Of course, the simple countermeasure of disabling remote images (web bugs) in emails eliminates this problem.
At the CEAS conference in 2004, Wittel and Wu presented a paper [2] in which they showed that the passive addition of random words to spam was ineffective against CRM-114, but effective against SpamBayes with 100 words added per spam.
They also showed that a smarter passive attack, adding common English words, was still ineffective against CRM-114, but was even more effective against SpamBayes. They needed to add only 50 words to a spam to get it past SpamBayes.
However, Wittel and Wu's testing has been criticized due to the minimal header information that was present in the emails they were using; most Bayesian spam filters make extensive use of header information and other message metadata in determining the likelihood that a message is spam. A discussion of the SpamBayes results and some counter evidence can be found in the SpamBayes mailing list archive [3].
All of these attacks are type I attacks: attacks that attempt to get spam delivered. A type II attack attempts to cause false positives by turning previously innocent words into spammy words in the Bayesian database.

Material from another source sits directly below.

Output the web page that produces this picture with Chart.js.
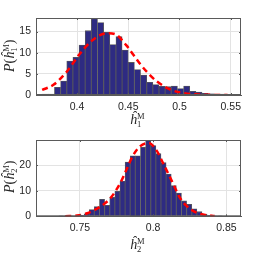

Also in 2004 Stern, Mason and Shepherd wrote a technical report at Dalhousie University [4], in which they detailed a passive type II attack. They added common English words to spam messages used for training and testing a spam filter.
In two tests they showed that these common words decreased the spam filter's precision (the percentage of messages classified as spam that really are spam) from 84% to 67% and from 94% to 84%. Examining their data shows that the poisoned filter was biased towards believing messages were more likely to be spam than ham, thus increasing the false positive rate.
They proposed two countermeasures: ignoring common words when performing classification, and smoothing probabilities based on the trustworthiness of a word. A word has a trustworthy probability if an attacker is unlikely to be able to guess whether it is part of an individual's vocabulary. Thus common words are untrustworthy and their probability would be smoothed to 0.5 (making them neutral).
At the 2005 CEAS conference Lowd and Meek presented a paper [5] in which they demonstrated that passive attacks adding random or common words to spam were ineffective against a naïve Bayesian filter. (In fact, they showed, as John Graham-Cumming demonstrated back in 2004, that adding random words improves the spam filtering accuracy.)
They demonstrated that adding hammy words - words that are more likely to appear in ham than spam - was effective against a naïve Bayesian filter, and enabled spam to slip through. They went on to detail two active attacks (attacks that require feedback to the spammer) that were very effective against the spam filters. Of course, preventing any feedback to spammers (such as non-delivery reports, SMTP level errors or web bugs) defeats an active attack trivially.
They also showed that retraining the filter was effective at preventing all the attack types, even when the retraining data had been poisoned.
The published research shows that adding random words to spam messages is ineffective as a form of attack, but that active attacks are very effective and that adding carefully chosen words can work in some cases. To defend against these attacks it is vital that no feedback is received by spammers and that statistical filters are retrained regularly.
The research also shows that continuing to investigate attacks on statistical filters is worthwhile. Working attacks have been demonstrated and countermeasures are required to ensure that statistical filters remain accurate.